The S&P 500 – A Meaningful Average? – 2018 Q4 Commentary

In his second quarter note to investors regarding his Gabelli Asset Fund, Mario Gabelli stated that during the first half of 2018 the FANGMA (Facebook, Amazon, Netflix, Alphabet, Microsoft, and Apple) stocks accounted for 2.5 percentage points of the 2.6 percentage point return to the S&P 500. Furthermore, Gabelli stated that the top 10 largest companies in the S&P 500 during the first half of 2018 accounted for 3.1 percentage points of the 2.6 percentage point return – [119%] of the total return. You might reasonably ask – how?

The how comes from the construction of the S&P 500. The S&P 500 consists of 500 US companies weighted by their market capitalizations, or the number of shares outstanding multiplied by the share price. With Apple over a $1 trillion market capitalization and Amazon pushing $1 trillion, those companies have a higher weight in the index and have a much larger impact on the returns to the index. For example, at the time of writing, PayPal had a market capitalization of $106.2 billion compared to Apple at $1.1 trillion. Therefore, despite PayPal being considered a mega-capitalization company in its own right, Apple has over 10x the impact on the return of the S&P 500 index as PayPal. To us it does not make a lot of sense to describe something as an “average,” if one of its constituents has a 10x greater weighting than another.

This perspective only amplifies when you take into account that if one divided the S&P 500 evenly each company would account for 0.2% (1/500) of the whole. At the end of 2017 Apple’s weighting amounted to 3.9%. Therefore, Apple affected performance of the S&P 500 by 19.5x more than if convention equally

weighted the index. See Graph 1 above. The issues with S&P 500 index construction and the market capitalization weighting lead to the outsized return influence discussed above. We have answered the question of how the S&P 500 might experience the return dynamics covered in the first paragraph, but now you might reasonably ask whether the S&P 500 makes sense to use as an average return?

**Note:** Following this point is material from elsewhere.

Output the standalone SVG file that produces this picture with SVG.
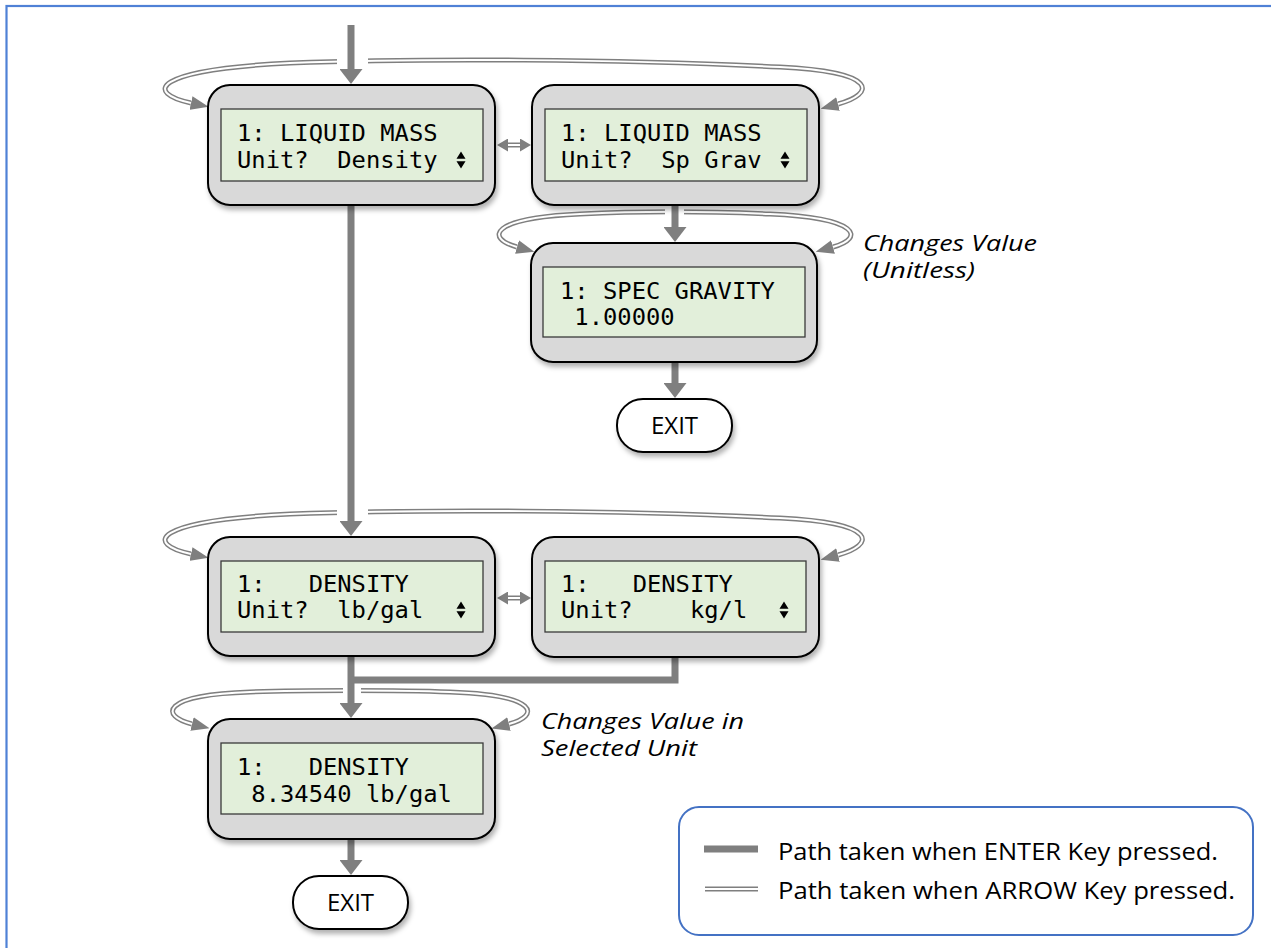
<svg xmlns="http://www.w3.org/2000/svg" width="1271" height="948" viewBox="0 0 1271 948" xml:space="preserve">
<defs>
<style>
text{white-space:pre}
.node{fill:#d9d9d9;stroke:#000;stroke-width:2;filter:url(#sh)}
.lcd{fill:#e2efda;stroke:#3a3a3a;stroke-width:1.3}
.mono{font-family:"DejaVu Sans Mono",monospace;font-size:23.8px;fill:#000;white-space:pre}
.exit{fill:#fff;stroke:#000;stroke-width:2;filter:url(#sh)}
.exitt{font-family:"Open Sans","Liberation Sans",sans-serif;font-size:24px;fill:#000;text-anchor:middle}
.thick{fill:none;stroke:#7f7f7f;stroke-width:7}
.dbl{fill:none;stroke:#7f7f7f;stroke-width:5}
.dblw{fill:none;stroke:#fff;stroke-width:2}
.note{font-family:"Open Sans","Liberation Sans",sans-serif;font-style:italic;font-size:21px;fill:#000}
.leg{font-family:"Open Sans","Liberation Sans",sans-serif;font-size:24px;fill:#000}
.gap{fill:#fff;stroke:none}
</style>
<filter id="sh" x="-10%" y="-10%" width="130%" height="140%">
<feDropShadow dx="2" dy="4" stdDeviation="2.5" flood-color="#000" flood-opacity="0.3"/>
</filter>
<marker id="ah" markerUnits="userSpaceOnUse" markerWidth="15" markerHeight="23" viewBox="0 0 15 23" refX="0" refY="11.5" orient="auto">
<path d="M0,0 L15,11.5 L0,23 Z" fill="#7f7f7f"/>
</marker>
<marker id="dh" markerUnits="userSpaceOnUse" markerWidth="18" markerHeight="14" viewBox="0 0 18 14" refX="0" refY="7" orient="auto-start-reverse">
<path d="M0,0 L18,7 L0,14 Z" fill="#7f7f7f"/>
</marker>
<marker id="ds" markerUnits="userSpaceOnUse" markerWidth="11" markerHeight="13" viewBox="0 0 11 13" refX="0" refY="6.5" orient="auto-start-reverse">
<path d="M0,0 L11,6.5 L0,13 Z" fill="#7f7f7f"/>
</marker>
<path id="ud" d="M-4.5,-1.2 L4.5,-1.2 L0,-8.5 Z M-4.5,1.2 L4.5,1.2 L0,8.5 Z" fill="#000"/>
</defs>

<rect x="6.5" y="6" width="1300" height="1000" fill="#fff" stroke="#4f81d6" stroke-width="2.2"/>

<g id="connectors">
<path class="dbl" d="M838,104 C875,94 880,72 780,67 C620,59 420,58 290,63 C150,70 145,93 191,103" marker-start="url(#dh)" marker-end="url(#dh)"/>
<path class="dblw" d="M838,104 C875,94 880,72 780,67 C620,59 420,58 290,63 C150,70 145,93 191,103"/>
<g transform="translate(0,451)">
<path class="dbl" d="M838,104 C875,94 880,72 780,67 C620,59 420,58 290,63 C150,70 145,93 191,103" marker-start="url(#dh)" marker-end="url(#dh)"/>
<path class="dblw" d="M838,104 C875,94 880,72 780,67 C620,59 420,58 290,63 C150,70 145,93 191,103"/>
</g>
<path class="dbl" d="M833,247 C865,238 860,218 770,214 C700,211 640,211 580,214 C490,218 485,238 517,247" marker-start="url(#dh)" marker-end="url(#dh)"/>
<path class="dblw" d="M833,247 C865,238 860,218 770,214 C700,211 640,211 580,214 C490,218 485,238 517,247"/>
<path class="dbl" d="M509,724 C540,716 540,695 450,692 C400,690 300,690 250,692 C160,695 160,716 192,724" marker-start="url(#dh)" marker-end="url(#dh)"/>
<path class="dblw" d="M509,724 C540,716 540,695 450,692 C400,690 300,690 250,692 C160,695 160,716 192,724"/>
<path class="dbl" d="M508,145 H520" marker-start="url(#ds)" marker-end="url(#ds)"/>
<path class="dblw" d="M508,145 H520"/>
<path class="dbl" d="M508,598 H520" marker-start="url(#ds)" marker-end="url(#ds)"/>
<path class="dblw" d="M508,598 H520"/>
<rect class="gap" x="337" y="54" width="31" height="18"/>
<rect class="gap" x="337" y="505" width="31" height="18"/>
<rect class="gap" x="665" y="205" width="19" height="16"/>
<rect class="gap" x="343" y="684" width="18" height="14"/>
<path class="thick" d="M351,25 V69" marker-end="url(#ah)"/>
<path class="thick" d="M351,205 V521" marker-end="url(#ah)"/>
<path class="thick" d="M675,205 V227" marker-end="url(#ah)"/>
<path class="thick" d="M675,362 V383" marker-end="url(#ah)"/>
<path class="thick" d="M351,656 V703" marker-end="url(#ah)"/>
<path class="thick" d="M675,657 V680 H351"/>
<path class="thick" d="M351,839 V860" marker-end="url(#ah)"/>
</g>

<g id="n1">
<rect class="node" x="208" y="85" width="287" height="120" rx="22"/>
<rect class="lcd" x="221" y="109" width="262" height="72"/>
<text class="mono" x="237" y="141">1: LIQUID MASS</text>
<text class="mono" x="237" y="168">Unit?&#160;&#160;Density</text>
<use href="#ud" x="461" y="160"/>
</g>
<g id="n2">
<rect class="node" x="532" y="85" width="287" height="120" rx="22"/>
<rect class="lcd" x="545" y="109" width="262" height="72"/>
<text class="mono" x="561" y="141">1: LIQUID MASS</text>
<text class="mono" x="561" y="168">Unit?&#160;&#160;Sp Grav</text>
<use href="#ud" x="785" y="160"/>
</g>
<g id="n3">
<rect class="node" x="531" y="243" width="286" height="119" rx="22"/>
<rect class="lcd" x="543" y="267" width="262" height="70"/>
<text class="mono" x="560" y="299">1: SPEC GRAVITY</text>
<text class="mono" x="560" y="325">&#160;1.00000</text>
</g>
<g id="exit1">
<rect class="exit" x="617" y="399" width="115" height="53" rx="26"/>
<text class="exitt" x="674.5" y="434">EXIT</text>
</g>
<g id="n4">
<rect class="node" x="208" y="537" width="287" height="119" rx="22"/>
<rect class="lcd" x="221" y="561" width="262" height="71"/>
<text class="mono" x="237" y="592">1:&#160;&#160;&#160;DENSITY</text>
<text class="mono" x="237" y="618">Unit?&#160;&#160;lb/gal</text>
<use href="#ud" x="461" y="610"/>
</g>
<g id="n5">
<rect class="node" x="532" y="537" width="287" height="120" rx="22"/>
<rect class="lcd" x="545" y="561" width="261" height="71"/>
<text class="mono" x="561" y="592">1:&#160;&#160;&#160;DENSITY</text>
<text class="mono" x="561" y="618">Unit?&#160;&#160;&#160;&#160;kg/l</text>
<use href="#ud" x="784" y="610"/>
</g>
<g id="n6">
<rect class="node" x="208" y="719" width="287" height="120" rx="22"/>
<rect class="lcd" x="221" y="743" width="262" height="71"/>
<text class="mono" x="237" y="775">1:&#160;&#160;&#160;DENSITY</text>
<text class="mono" x="237" y="802">&#160;8.34540 lb/gal</text>
</g>
<g id="exit2">
<rect class="exit" x="293" y="876" width="115" height="53" rx="26"/>
<text class="exitt" x="350.5" y="911">EXIT</text>
</g>

<g id="notes">
<text class="note" x="863" y="251" textLength="174" lengthAdjust="spacingAndGlyphs">Changes Value</text>
<text class="note" x="863" y="278" textLength="112" lengthAdjust="spacingAndGlyphs">(Unitless)</text>
<text class="note" x="541" y="729" textLength="203" lengthAdjust="spacingAndGlyphs">Changes Value in</text>
<text class="note" x="541" y="756" textLength="156" lengthAdjust="spacingAndGlyphs">Selected Unit</text>
</g>

<g id="legend">
<rect x="679" y="807" width="574" height="128" rx="20" fill="#fff" stroke="#4472c4" stroke-width="2"/>
<path class="thick" d="M704,849 H758"/>
<path class="dbl" d="M705,889 H758"/>
<path class="dblw" d="M705,889 H758"/>
<text class="leg" x="778" y="860" textLength="440" lengthAdjust="spacingAndGlyphs">Path taken when ENTER Key pressed.</text>
<text class="leg" x="778" y="899" textLength="457" lengthAdjust="spacingAndGlyphs">Path taken when ARROW Key pressed.</text>
</g>
</svg>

We believe that the S&P 500 does not represent a good average based on the dynamics above. We note that convention in the investment industry is to look at “averages” like the S&P 500, the Dow Jones Industrial Average (DJIA) and the NASDAQ – with each having its flaws. Compared to the S&P 500 the NASDAQ has an even greater portion of the index devoted to the top 10 largest companies. Meanwhile the DJIA includes only 30 companies and gets weighted based on the price of each stock. Although the stocks in the DJIA all represent large US companies, we do not see any basis for weighting an index or “average” by the arbitrary price of a share, which to a degree depends on where the initial shares of a given company came priced to market. In other words, a price weighted index does not make sense to use as an example of “average” return. Even though we would suggest a market weighted index makes more sense to use as an average, we would propose that an actively managed portfolio looks nothing like the S&P 500 – with the highest weighted position 19.5x what you would see in an equally weighted portfolio.

How the investing public thinks of the S&P 500 has evolved over the years, from thinking of it as an average stock market return to thinking of it as a portfolio that one can buy either through an index mutual fund or exchange traded fund (ETF). Taking something that investors initially viewed as representative of the average performance of the US stock market and “productizing” it can lead to positive outcomes, as seen over the last 10 years’ performance when large US stocks have outperformed, but it can also lead to negative outcomes as seen by the large companies and tech companies that led the market crash in the early 2000’s, while other companies’ stocks actually performed well. So the S&P 500 represents a poorly constructed stock average and an even more weakly constructed investment vehicle. A fiduciary would not build an investment portfolio that arbitrarily weighted the companies by size and then added to the largest companies as assets grew (i.e., on momentum), which is exactly what we see in the case of S&P 500 ETFs today.

A portfolio consists of a collection of assets weighted on the merits of their risk and return. With that in mind a portfolio may outperform or underperform the S&P 500 “average” over various periods of time but what does that mean? Based on what we have said above, not much. A poor average, which has become “productized” does not represent a portfolio most investors should target to beat on an annual basis. Any collection of assets can be “productized” on Wall Street but the S&P 500 “average” represents as arbitrary a collection as we have seen. If the large capitalization stocks begin to decline in value the index will follow suit. What if smaller capitalization company stocks do not follow their larger peers down? That is when a true portfolio will have the ability to change course and strategically weight investments that will perform better. The S&P 500 “average” or index does not have that ability.

As always, thank you for your trust and we continue to work hard to protect and grow your assets.